This just started happening about two weeks ago. I connect to a client site using Microsoft VPN client (pptp). THis has worked for well over a year until two weeks ago. Now when I try and connect I establish a tunnel but cannot access resources on the remote LAN whether by IP address or UNC, hostname, etc. After about 30 to 60 seconds the tunnel disconnects without error or notification. I have this problem on 3 of my office PCs and also if I try this from my server.
Here's where it gets strange - I have two other PCs in my home office that are on the same LAN as my business machines and they CAN establish a VPN tunnel to my customer's office and ping all devices on the remote LAN! They have the same OS (Windows XP Pro SP3) as the machines that are not successful.
Normally I wouldn't care if I couldn't reach their network remotely as I have other means of connecting, but this client has remote users and the same problem I have has happened to one of their remote users. So now I have to figure it out. I'm not sure what other detail I need to provide. I'm wondering if a new Microsoft patch has had some affect or not.
Some things I have tried:
Removing the VPN connection and adding it again
Run a repair on the NIC
firewalls are disabled on all machines
unchecked and removed tcpip from NIC. Reinstalled TCPIP.
Rebooted (of course)
I had a similar issue... What I had to do was tell the connection to not use the remote gateway to connect through internet.
On the Windows machine :
go to the properties of the VPN connection.
Click on the Networking tab and double click Internet Protocol Version 4 (TCP/IPv4).
Click Advanced and uncheck the box for "Use default gateway on remote network."
This will route all of your local traffic through whatever network you're locally connected to, and any remote traffic through the VPN connection.
This also assumes that you're not trying to route your internet traffic through the VPN. If you leave this option set, then you will not be able to access any local network resources without manually specifiying routes to get to them. This is the default design of VPN :D.
I know this post is old, but I figured I'd put in what I discovered it to be, maybe it can help somebody down the road.

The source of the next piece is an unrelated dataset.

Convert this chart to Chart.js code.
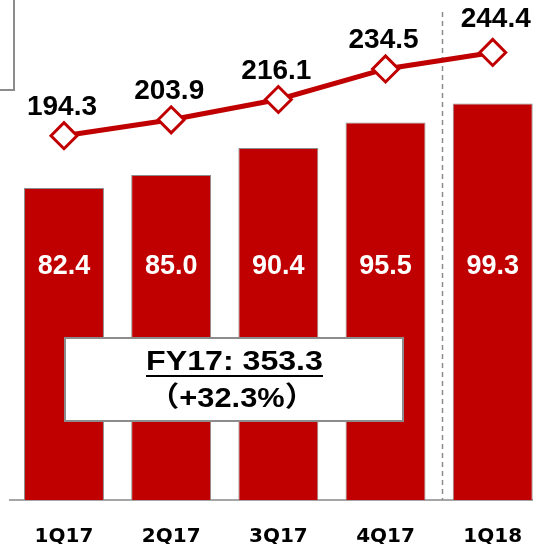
<!DOCTYPE html>
<html>
<head>
<meta charset="utf-8">
<script src="https://cdn.jsdelivr.net/npm/chart.js@4/dist/chart.umd.min.js"></script>
<style>
  html, body { margin: 0; padding: 0; background: #fff; overflow: hidden; }
  #wrap { width: 533px; height: 544px; overflow: hidden; position: relative; }
  #myChart { position: absolute; left: 0; top: 0; }
</style>
</head>
<body>
<div id="wrap"><canvas id="myChart" width="560" height="544"></canvas></div>
<script>
// chart data
var quarters = ['1Q17', '2Q17', '3Q17', '4Q17', '1Q18'];
var barValues = [82.4, 85.0, 90.4, 95.5, 99.3];
var lineValues = [194.3, 203.9, 216.1, 234.5, 244.4];
var fyTitle = 'FY17: 353.3';
var fyGrowth = '\uFF08+32.3%\uFF09';

var red = '#C00000';

// labels, dashed divider and the text boxes
var decorations = {
  id: 'decorations',
  beforeDatasetsDraw: function(chart) {
    var ctx = chart.ctx;
    var x = chart.scales.x;
    var px = Math.round(x.getPixelForValue(3.53)) + 0.5;
    ctx.save();
    ctx.strokeStyle = '#8C8C8C';
    ctx.lineWidth = 1.5;
    ctx.setLineDash([5, 4]);
    ctx.beginPath();
    ctx.moveTo(px, 12);
    ctx.lineTo(px, chart.chartArea.bottom);
    ctx.stroke();
    ctx.restore();
  },
  afterDatasetsDraw: function(chart) {
    var ctx = chart.ctx;
    var bars = chart.getDatasetMeta(1).data;
    var points = chart.getDatasetMeta(0).data;
    ctx.save();

    // values inside the bars
    ctx.fillStyle = '#fff';
    ctx.font = 'bold 27px "Liberation Sans", Arial, sans-serif';
    ctx.textAlign = 'center';
    ctx.textBaseline = 'middle';
    bars.forEach(function(b, i) {
      ctx.fillText(barValues[i].toFixed(1), b.x, 267);
    });

    // values above the line
    ctx.fillStyle = '#000';
    ctx.font = 'bold 28px "Liberation Sans", Arial, sans-serif';
    ctx.textBaseline = 'alphabetic';
    points.forEach(function(p, i) {
      var last = i === points.length - 1;
      ctx.fillText(lineValues[i].toFixed(1), p.x + (last ? 3 : -2), p.y - (last ? 25 : 21));
    });

    // FY17 box
    ctx.fillStyle = '#fff';
    ctx.fillRect(65, 338, 338, 83);
    ctx.strokeStyle = '#8C8C8C';
    ctx.lineWidth = 2;
    ctx.strokeRect(65, 338, 338, 83);

    ctx.fillStyle = '#000';
    ctx.font = 'bold 27px "Liberation Sans", Arial, sans-serif';
    ctx.save();
    ctx.translate(234.5, 370);
    ctx.scale(1.19, 1);
    ctx.fillText(fyTitle, 0, 0);
    ctx.restore();
    ctx.fillRect(146, 375, 177, 2);

    ctx.font = 'bold 28px "Liberation Sans", "Noto Sans CJK JP", sans-serif';
    ctx.textBaseline = 'middle';
    ctx.save();
    ctx.translate(232, 399);
    ctx.scale(1.1, 1);
    ctx.fillText(fyGrowth, 0, 0);
    ctx.restore();

    ctx.restore();
  },
  afterDraw: function(chart) {
    // edge of a box cut off at the top left
    var ctx = chart.ctx;
    ctx.save();
    ctx.fillStyle = '#fff';
    ctx.fillRect(-10, -10, 24, 100);
    ctx.strokeStyle = '#8C8C8C';
    ctx.lineWidth = 2;
    ctx.strokeRect(-10, -10, 24, 100);
    ctx.restore();
  }
};

var data = {
  labels: quarters,
  datasets: [{
    type: 'line',
    data: lineValues,
    yAxisID: 'y2',
    order: 0,
    borderColor: red,
    borderWidth: 5,
    pointStyle: 'rectRot',
    pointRadius: 13,
    pointHoverRadius: 13,
    pointBorderWidth: 3,
    pointBackgroundColor: '#fff',
    pointBorderColor: red,
    tension: 0,
    clip: false
  }, {
    type: 'bar',
    data: barValues,
    yAxisID: 'y',
    order: 1,
    backgroundColor: red,
    borderColor: '#8C8C8C',
    borderWidth: 1,
    categoryPercentage: 1,
    barPercentage: 0.746
  }]
};

var config = {
  data: data,
  options: {
    responsive: false,
    animation: false,
    layout: { autoPadding: false, padding: { left: 10.4, right: 13.7, top: 0, bottom: 0 } },
    plugins: { legend: { display: false }, tooltip: { enabled: false } },
    scales: {
      x: {
        grid: { display: false, drawTicks: false },
        border: { display: true, color: '#A6A6A6', width: 2 },
        ticks: {
          color: '#000',
          padding: 25,
          font: { family: 'DejaVu Sans', weight: 'bold', size: 20 }
        },
        afterFit: function(s) { s.height = 44; }
      },
      y: { display: false, min: 20, max: 120 },
      y2: { display: false, min: -25, max: 276 }
    }
  },
  plugins: [decorations]
};

var ctx = document.getElementById('myChart').getContext('2d');
var myChart = new Chart(ctx, config);
</script>
</body>
</html>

i find on most computers I am using clearing the arp cache fixes 90% of connection problems to the internet. - apart from manually clearing the cache by using a command code or in services, I mainly use the connection repair - double click your connection, wireless or wired then the support tab at the top of that window and then repair. fixes 90% of internet connectivity problems. if repair does not work or fails use one of the commands to clear the arp-cache manually.
The lack of connectivity is generally either vpn client configuration based, or the firewall on the local pc's that are unable to pass traffic would be the first thing I would check.
generally if a vpn client successfully connects, that means that handshake portion is over, a secure connection has been established (port 51) ... however data is unable to use this tunnel for some reason ergo port 500 is blocked or if that is not the case then the traffic is getting to the far end but not returning via the tunnel, (in this case that is not true, as 2 of the PC's are using the same configuration and most likely the same tunnel on the firewall (remote dialup clients) with traffic returning to them.
so back to basics:
1) check the client vpn configurations
a) make sure that the client is setup to "only connect manually" or has split horizon enabled.
2) check that the firewall has not blocked port 500 on the PC, if you are unable to view the blocked list, then
create an exception rule for ports 51 and ports 500 inbound and outbound.
I had the same problem with the Cisco client and after further invenstigation it turns out that the device you are connecting to can tell your PC that it is not allowed to talk to any other network, even the local one, while your VPN is active. This is a security feature that governments, military, and some companies reuqired. I had the administrator of the Cisco device change the settings so that I could access my local network at the same time at the VPN.